Un puzzle platform che prende una meccanica di movimento basilare come il salto e la modifica con semplicità ma costruendoci intorno tutto un sistema di progressione e una complessità di level design e di sfide da far invidia a team con ben altra esperienza. Un'opera prima che stupisce perché non riesce solo a dare vita a un'avventura divertente controller alla mano ma plasma anche tutto un immaginario sci-fi degno di nota. Un lore che si fonda sulla narrazione ambientale e sulla presenza di diversi testi inseriti attraverso un concept più interessante della norma e che si rivela sufficientemente profondo da meritare espansioni, sequel, prequel o spin-off di varia natura.
Spesso noi recensori temiamo almeno per un secondo di esserci innamorati così profondamente di un gioco da non riuscire a sfornare un giudizio in grado di andare almeno in parte oltre il solo gusto personale.
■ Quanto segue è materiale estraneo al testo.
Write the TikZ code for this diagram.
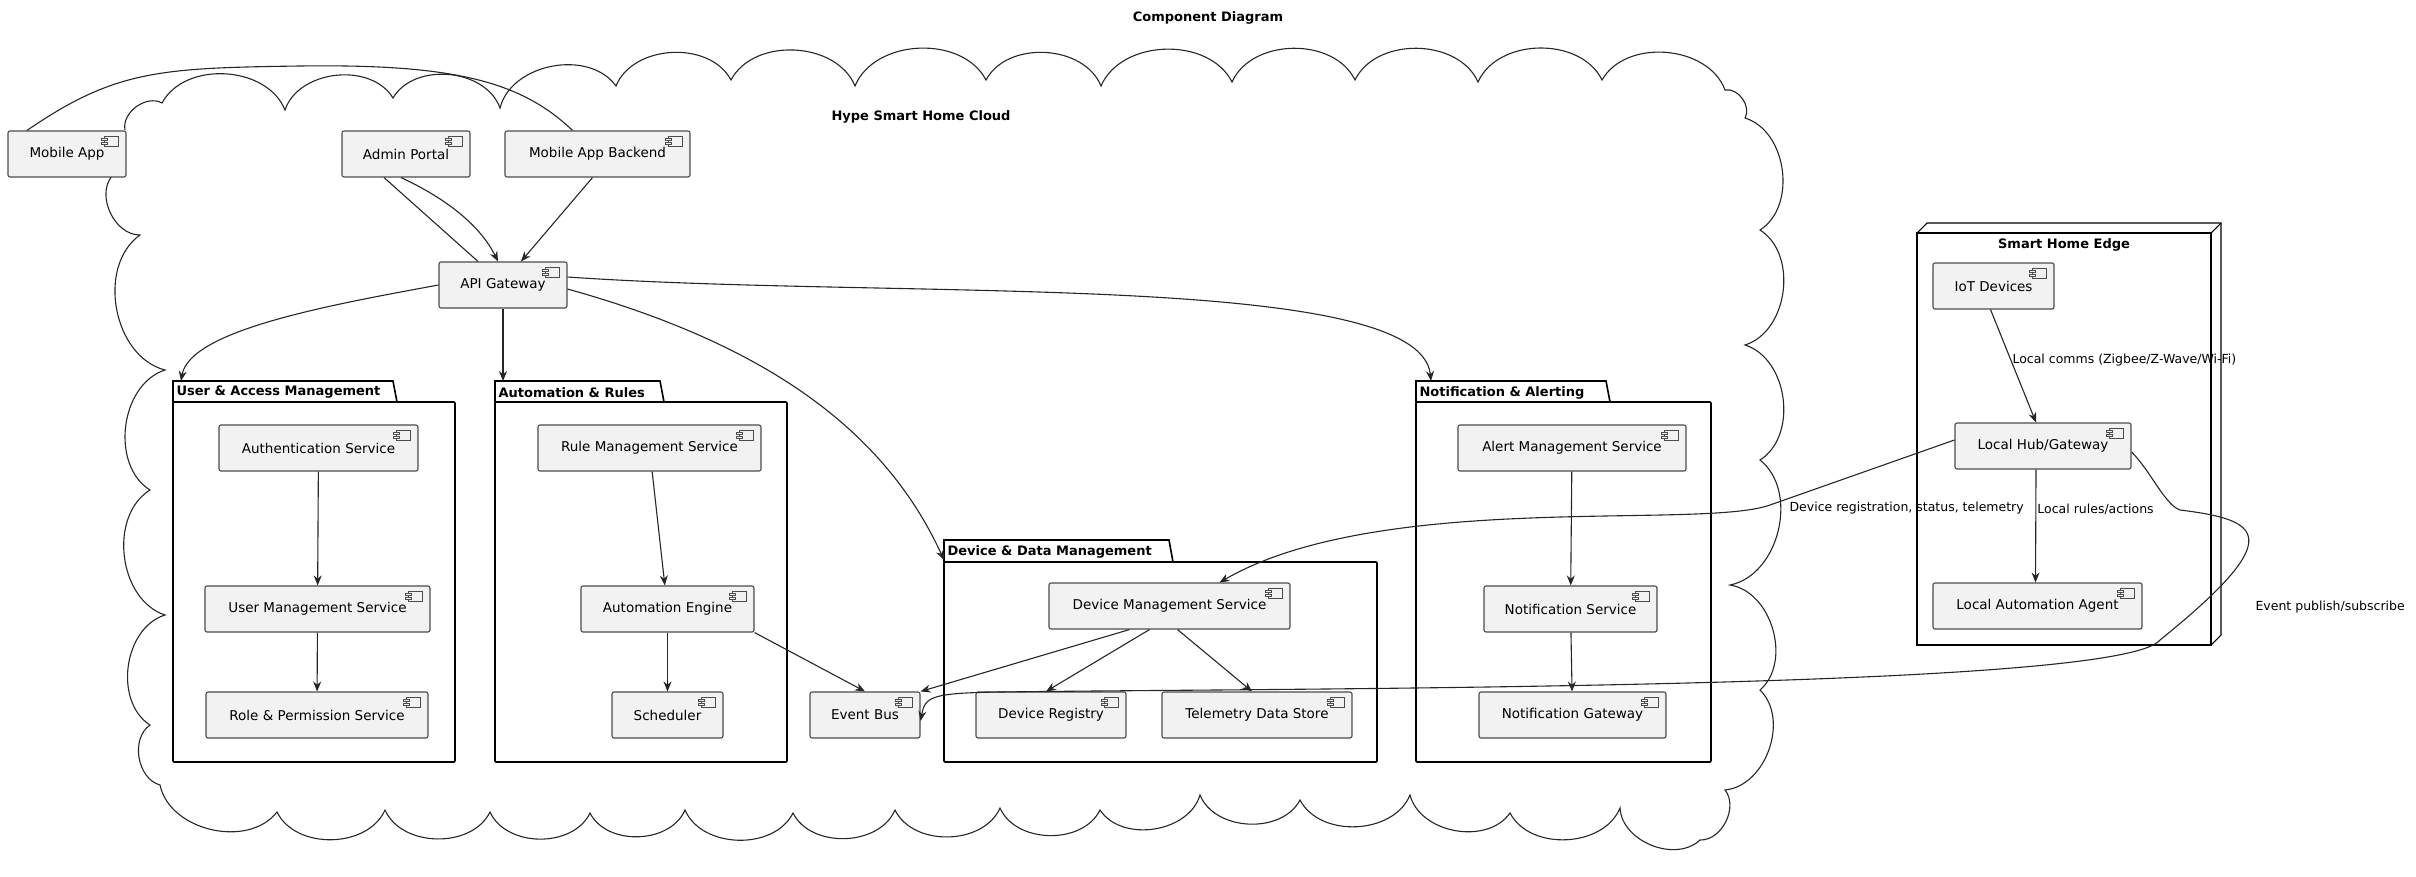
\documentclass[tikz,border=0pt]{standalone}
\usepackage{fontspec}
\setmainfont{DejaVu Sans}
\usetikzlibrary{arrows.meta, positioning}

\tikzset{
  comp/.style={rectangle, rounded corners=2pt, draw=black!70, fill=gray!10, inner sep=0pt, font=\fontsize{13.5}{15}\selectfont},
  arrow/.style={draw=black!85, -{Stealth[length=10pt,width=8pt]}},
  link/.style={draw=black!85},
  pkgline/.style={draw=black, line width=1.6pt},
  lbl/.style={font=\fontsize{12.5}{15}\selectfont, inner sep=1pt}
}

% component box with its little icon
\newcommand{\comp}[6]{%
  \node[comp, minimum width={(#4-#2)*1pt}, minimum height={(#5-#3)*1pt}] (#1) at ({(#2+#4)/2},{(#3+#5)/2}) {\raisebox{-6pt}{#6}};
  \draw[draw=black!70, fill=gray!10] ([shift={(-22,6)}]#1.north east) rectangle ++(14,10);
  \draw[draw=black!70, fill=gray!10] ([shift={(-25,8)}]#1.north east) rectangle ++(6,2);
  \draw[draw=black!70, fill=gray!10] ([shift={(-25,12)}]#1.north east) rectangle ++(6,2);
}
% package: name, x1, tab top, body top, x2, bottom, tab width, label
\newcommand{\pkg}[8]{%
  \draw[pkgline, fill=white] (#2,#4) -- (#2,#3) -- (#2+#7,#3) -- (#2+#7+4,#4);
  \draw[pkgline, rounded corners=1pt] (#2,#4) rectangle (#5,#6);
  \coordinate (#1) at (#2,#3);
  \node[anchor=west, inner sep=0pt, font=\bfseries\fontsize{13}{15}\selectfont] at (#2+3,{(#3+#4)/2+1}) {#8};
}

\begin{document}
\begin{tikzpicture}[x=1pt, y=-1pt, every path/.style={line width=1.1pt}]
  \useasboundingbox (0,0) rectangle (2416,876);

  \node[font=\bfseries\fontsize{13}{15}\selectfont] (title) at (1208,18) {Component Diagram};

  % cloud outline
  \draw[black!85] (125,130)
    foreach \cx/\cy in {162/103,285/110,393/98,500/108,616/86,731/80,855/86,986/80,1101/86,1232/82,1355/80,1478/82,1602/80,1725/90,1745/118,1760/230,1745/345,1760/460,1730/585,1760/690,1725/790,
      1700/840,1620/808,1510/813,1410/795,1300/800,1200/795,1100/810,1000/808,895/810,793/813,685/810,590/813,490/812,385/810,277/812,160/785,150/725,165/615,150/490,165/370,140/235,112/176}
    { to[bend left=65] (\cx,\cy) };
  \node[font=\bfseries\fontsize{13}{15}\selectfont] (cloudlbl) at (921,117) {Hype Smart Home Cloud};

  % edge node
  \draw[black] (1917,233) rectangle (2211,645);
  \draw[black] (1917,233) -- (1927,223) -- (2221,223) -- (2221,635) -- (2211,645);
  \draw[black] (2211,233) -- (2221,223);
  \node[font=\bfseries\fontsize{13}{15}\selectfont] (edgelbl) at (2064,245) {Smart Home Edge};

  % packages
  \pkg{uam}{173}{381}{402}{455}{762}{220}{User \& Access Management}
  \pkg{aar}{495}{381}{402}{787}{762}{165}{Automation \& Rules}
  \pkg{ddm}{944}{540}{562}{1377}{762}{225}{Device \& Data Management}
  \pkg{nal}{1416}{381}{402}{1711}{762}{190}{Notification \& Alerting}

  % components
  \comp{mobile}{8}{131}{126}{177}{Mobile App}
  \comp{admin}{342}{131}{470}{177}{Admin Portal}
  \comp{backend}{505}{131}{690}{177}{Mobile App Backend}
  \comp{api}{439}{262}{567}{308}{API Gateway}

  \comp{auth}{219}{425}{418}{471}{Authentication Service}
  \comp{usermgmt}{205}{586}{430}{632}{User Management Service}
  \comp{role}{206}{692}{428}{738}{Role \& Permission Service}

  \comp{rulemgmt}{538}{425}{761}{471}{Rule Management Service}
  \comp{engine}{581}{586}{754}{632}{Automation Engine}
  \comp{sched}{612}{692}{723}{738}{Scheduler}

  \comp{eventbus}{810}{692}{920}{738}{Event Bus}

  \comp{devmgmt}{1049}{583}{1290}{629}{Device Management Service}
  \comp{registry}{976}{692}{1126}{738}{Device Registry}
  \comp{telemetry}{1162}{692}{1352}{738}{Telemetry Data Store}

  \comp{alert}{1458}{425}{1686}{471}{Alert Management Service}
  \comp{notif}{1484}{586}{1657}{632}{Notification Service}
  \comp{notifgw}{1479}{692}{1666}{738}{Notification Gateway}

  \comp{iot}{1933}{263}{2054}{309}{IoT Devices}
  \comp{hub}{1955}{423}{2131}{469}{Local Hub/Gateway}
  \comp{agent}{1933}{583}{2142}{629}{Local Automation Agent}

  % connectors
  \draw[link] ([xshift=-40pt]mobile.north) .. controls (115,70) and (160,68) .. (300,66)
    .. controls (450,64) and (520,80) .. ([xshift=-25pt]backend.north);
  \draw[link] ([xshift=-22pt]admin.south) -- ([xshift=-25pt]api.north);
  \draw[arrow] ([xshift=-5pt]admin.south) .. controls (460,205) and (485,235) .. ([xshift=-5pt]api.north);
  \draw[arrow] ([xshift=-5pt]backend.south) -- ([xshift=18pt]api.north);

  \draw[arrow] (api.west) .. controls (330,305) and (190,330) .. ([xshift=8pt]uam);
  \draw[arrow] (api.south) -- (api.south |- aar);
  \draw[arrow] ([yshift=-4pt]api.east) .. controls (750,340) and (880,420) .. ([yshift=-20pt]ddm);
  \draw[arrow] ([yshift=8pt]api.east) .. controls (900,300) and (1420,270) .. ([xshift=15pt]nal);

  \draw[arrow] (auth) -- (usermgmt);
  \draw[arrow] (usermgmt) -- (role);
  \draw[arrow] (rulemgmt) -- (engine);
  \draw[arrow] (engine) -- (sched);
  \draw[arrow] (engine.south east) -- (eventbus.north);
  \draw[arrow] ([xshift=-40pt]devmgmt.south) -- (eventbus.north east);
  \draw[arrow] ([xshift=-20pt]devmgmt.south) -- ([xshift=-5pt]registry.north);
  \draw[arrow] ([xshift=8pt]devmgmt.south) -- ([xshift=-5pt]telemetry.north);
  \draw[arrow] (alert) -- (notif);
  \draw[arrow] (notif) -- (notifgw);

  \draw[arrow] ([xshift=-3pt]iot.south) -- node[lbl, anchor=west, pos=0.45] {Local comms (Zigbee/Z-Wave/Wi-Fi)} ([xshift=-7pt]hub.north);
  \draw[arrow] ([xshift=-7pt]hub.south) -- node[lbl, anchor=west, pos=0.35] {Local rules/actions} ([xshift=-2pt]agent.north);
  \draw[arrow] ([yshift=6pt]hub.west) -- (1770,505) .. controls (1700,530) and (1380,490) .. ([xshift=50pt]devmgmt.north);
  \node[lbl, anchor=west] (devlbl) at (1788,508) {Device registration, status, telemetry};
  \draw[arrow] ([yshift=-6pt]hub.east) .. controls (2150,470) and (2165,505) .. (2180,510)
    .. controls (2260,520) and (2290,535) .. (2160,640)
    .. controls (2120,690) and (1300,688) .. (1000,692)
    .. controls (930,693) and (925,697) .. ([yshift=-6pt]eventbus.east);
  \node[lbl, anchor=west] (evlbl) at (2254,607) {Event publish/subscribe};
\end{tikzpicture}
\end{document}
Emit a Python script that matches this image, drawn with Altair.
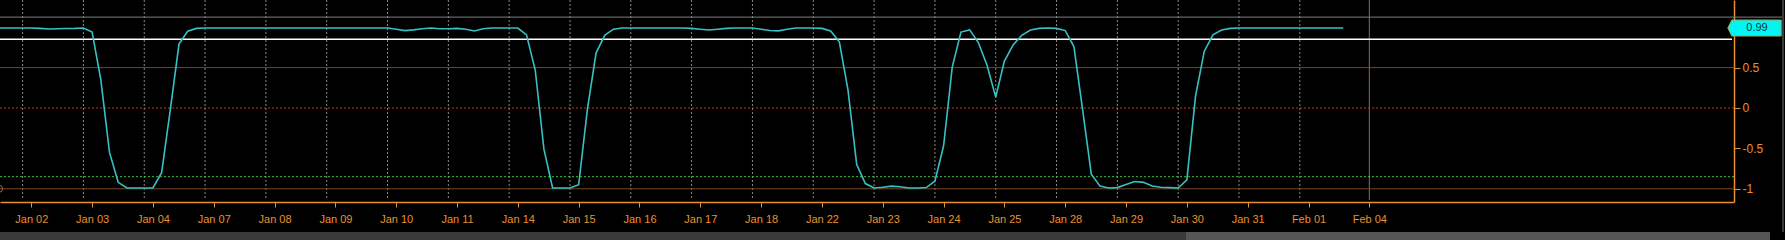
import altair as alt
import pandas as pd

# ---- data ----
day_labels = ["Jan 02", "Jan 03", "Jan 04", "Jan 07", "Jan 08", "Jan 09", "Jan 10",
              "Jan 11", "Jan 14", "Jan 15", "Jan 16", "Jan 17", "Jan 18", "Jan 22",
              "Jan 23", "Jan 24", "Jan 25", "Jan 28", "Jan 29", "Jan 30", "Jan 31",
              "Feb 01", "Feb 04"]
steps_per_day = 7
first_step = -4  # samples start 4 steps before the "Jan 02" tick

series_values = (
    [0.99, 0.99, 0.99, 0.99]
    + [0.99, 0.985, 0.978, 0.98, 0.983, 0.985, 0.99]          # Jan 02
    + [0.94, 0.35, -0.55, -0.92, -0.99, -0.99, -0.99]         # Jan 03
    + [-0.99, -0.80, -0.02, 0.79, 0.95, 0.985, 0.99]          # Jan 04
    + [0.99] * 7                                              # Jan 07
    + [0.99] * 7                                              # Jan 08
    + [0.99] * 7                                              # Jan 09
    + [0.975, 0.958, 0.967, 0.98, 0.99, 0.98, 0.98]           # Jan 10
    + [0.985, 0.975, 0.954, 0.98, 0.99, 0.99, 0.99]           # Jan 11
    + [0.99, 0.905, 0.47, -0.51, -0.99, -0.99, -0.99]         # Jan 14
    + [-0.95, -0.02, 0.68, 0.90, 0.975, 0.99, 0.99]           # Jan 15
    + [0.99, 0.99, 0.99, 0.99, 0.99, 0.99, 0.985]             # Jan 16
    + [0.975, 0.965, 0.975, 0.985, 0.99, 0.99, 0.99]          # Jan 17
    + [0.975, 0.96, 0.955, 0.975, 0.99, 0.99, 0.99]           # Jan 18
    + [0.985, 0.954, 0.82, 0.22, -0.70, -0.935, -0.99]        # Jan 22
    + [-0.98, -0.967, -0.975, -0.99, -0.99, -0.985, -0.906]   # Jan 23
    + [-0.47, 0.51, 0.94, 0.967, 0.81, 0.53, 0.135]           # Jan 24
    + [0.58, 0.78, 0.90, 0.965, 0.985, 0.99, 0.985]           # Jan 25
    + [0.958, 0.76, -0.02, -0.82, -0.967, -0.99, -0.985]      # Jan 28
    + [-0.947, -0.91, -0.92, -0.965, -0.98, -0.985, -0.99]    # Jan 29
    + [-0.89, 0.15, 0.70, 0.905, 0.965, 0.985, 0.99]          # Jan 30
    + [0.99] * 7                                              # Jan 31
    + [0.99] * 5                                              # Feb 01
)

y_tick_values = [0.5, 0, -0.5, -1]
last_value_label = "0.99"
last_value = 0.99

# horizontal reference levels: value, colour, dash, width
hline_values = [1.125, 0.85, 0.5, 0.0, -0.85, -1.0]
hline_colors = ["#7c7c7c", "#ffffff", "#7a4526", "#c8321e", "#3fc23f", "#7a4526"]
hline_dashes = [None, None, None, [2, 2], [2, 2], None]
hline_widths = [1, 1.5, 1, 1, 1, 1]

# ---- layout ----
W, H = 1734, 202
ORANGE = "#e8912d"
FONT = "Liberation Sans"

x_scale = alt.Scale(domain=[-0.5146, 27.996], nice=False, zero=False)
y_scale = alt.Scale(domain=[-1.1634, 1.3366], nice=False, zero=False)

series_df = pd.DataFrame({
    "t": [(first_step + i) / steps_per_day for i in range(len(series_values))],
    "v": series_values,
})

grid_df = pd.DataFrame({"t": [d - 1 / steps_per_day for d in range(len(day_labels) - 1)]})
now_df = pd.DataFrame({"t": [len(day_labels) - 1]})

label_js = "[" + ",".join("'" + s + "'" for s in day_labels) + "]"

vgrid = alt.Chart(grid_df).mark_rule(color="#8a8a8a", strokeDash=[2, 2], strokeWidth=1).encode(
    x=alt.X("t:Q", scale=x_scale, axis=None),
    y=alt.value(0), y2=alt.value(198),
)
now_rule = alt.Chart(now_df).mark_rule(color="#9c6a3c", strokeWidth=1).encode(
    x=alt.X("t:Q", scale=x_scale, axis=None),
    y=alt.value(0), y2=alt.value(200),
)

hlayers = []
for v, c, d, w in zip(hline_values, hline_colors, hline_dashes, hline_widths):
    kw = dict(color=c, strokeWidth=w)
    if d is not None:
        kw["strokeDash"] = d
    x2 = 1782 if v > 1.1 else (1732 if v == 0.85 else W)
    hlayers.append(
        alt.Chart(pd.DataFrame({"v": [v]})).mark_rule(**kw).encode(
            y=alt.Y("v:Q", scale=y_scale, axis=None),
            x=alt.value(0), x2=alt.value(x2),
        )
    )

line = alt.Chart(series_df).mark_line(color="#36c2c4", strokeWidth=1.6, clip=True).encode(
    x=alt.X("t:Q", scale=x_scale, title=None,
            axis=alt.Axis(values=list(range(len(day_labels))),
                          labelExpr=label_js + "[datum.value]",
                          domainColor=ORANGE, tickColor=ORANGE, tickSize=5,
                          labelColor=ORANGE, labelFont=FONT, labelFontSize=11,
                          labelPadding=6, labelOverlap=False, labelFlush=False,
                          grid=False, domainWidth=1.5)),
    y=alt.Y("v:Q", scale=y_scale, title=None,
            axis=alt.Axis(orient="right", values=y_tick_values,
                          labelExpr="'' + datum.value",
                          domainColor=ORANGE, tickColor=ORANGE, tickSize=6,
                          labelColor=ORANGE, labelFont=FONT, labelFontSize=12,
                          labelPadding=2, grid=False, domainWidth=1.5)),
)

badge_df = pd.DataFrame({"v": [last_value], "label": [last_value_label]})
badge = alt.Chart(badge_df).mark_point(
    shape="M-1,0L-0.85,-0.3L1,-0.3L1,0.3L-0.85,0.3Z",
    size=2852, filled=True, fill="#00f5f5", stroke="#a8a048", strokeWidth=1, opacity=1,
).encode(
    x=alt.value(1754.5),
    y=alt.Y("v:Q", scale=y_scale, axis=None),
)
badge_text = alt.Chart(badge_df).mark_text(
    font=FONT, fontSize=11, color="#0d3434", align="center", baseline="middle",
).encode(
    x=alt.value(1757),
    y=alt.Y("v:Q", scale=y_scale, axis=None),
    text="label:N",
)

marker = alt.Chart(pd.DataFrame({"v": [-1.0]})).mark_point(
    shape="circle", size=50, filled=False, color=ORANGE, strokeWidth=1,
).encode(x=alt.value(-1), y=alt.Y("v:Q", scale=y_scale, axis=None))

bar_df = pd.DataFrame({"a": [0]})
scroll_track = alt.Chart(bar_df).mark_rect(color="#3a3a3a").encode(
    x=alt.value(0), x2=alt.value(1186), y=alt.value(232), y2=alt.value(240))
scroll_thumb = alt.Chart(bar_df).mark_rect(color="#555555").encode(
    x=alt.value(1186), x2=alt.value(1770), y=alt.value(232), y2=alt.value(240))
edge = alt.Chart(bar_df).mark_rule(color="#3a3a3a", strokeWidth=2).encode(
    x=alt.value(1783), y=alt.value(0), y2=alt.value(232))

chart = alt.layer(
    vgrid, now_rule, *hlayers, line, badge, badge_text, marker,
    scroll_track, scroll_thumb, edge,
).resolve_axis(
    x="independent", y="independent"
).properties(
    width=W, height=H,
    autosize=alt.AutoSizeParams(type="none"),
    padding={"left": 0, "top": 0, "right": 51, "bottom": 38},
    background="#000000",
).configure_view(stroke=None)

chart.save("out.html", embed_options={"renderer": "svg", "actions": False})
Essere obiettivi al 100% è sostanzialmente impossibile ma per limare i facili entusiasmi ci si lancia nella caccia più attenta e minuziosa anche ai più piccoli dei difetti.
MO: Astray però sfiora così spudoratamente la perfezione da spingerci a pensare che chiunque ami seppur vagamente i platform dovrebbe provarlo e spargere la voce. Perché diciamoci la verità, il fatto che praticamente nessuno abbia scritto di una perla del genere è una pugnalata al cuore.
Forse la rigiocabilità non è eccelsa, forse i nemici sono a conti fatti pochi e il livello di difficoltà e la qualità delle varie aree non è sempre bilanciata al meglio.
Forse, ma sicuramente MO: Astray è semplicemente il miglior titolo più ignorato e meno recensito del 2019 e noi di Eurogamer.it non potevamo che tentare, nel nostro piccolo, di cambiare le cose.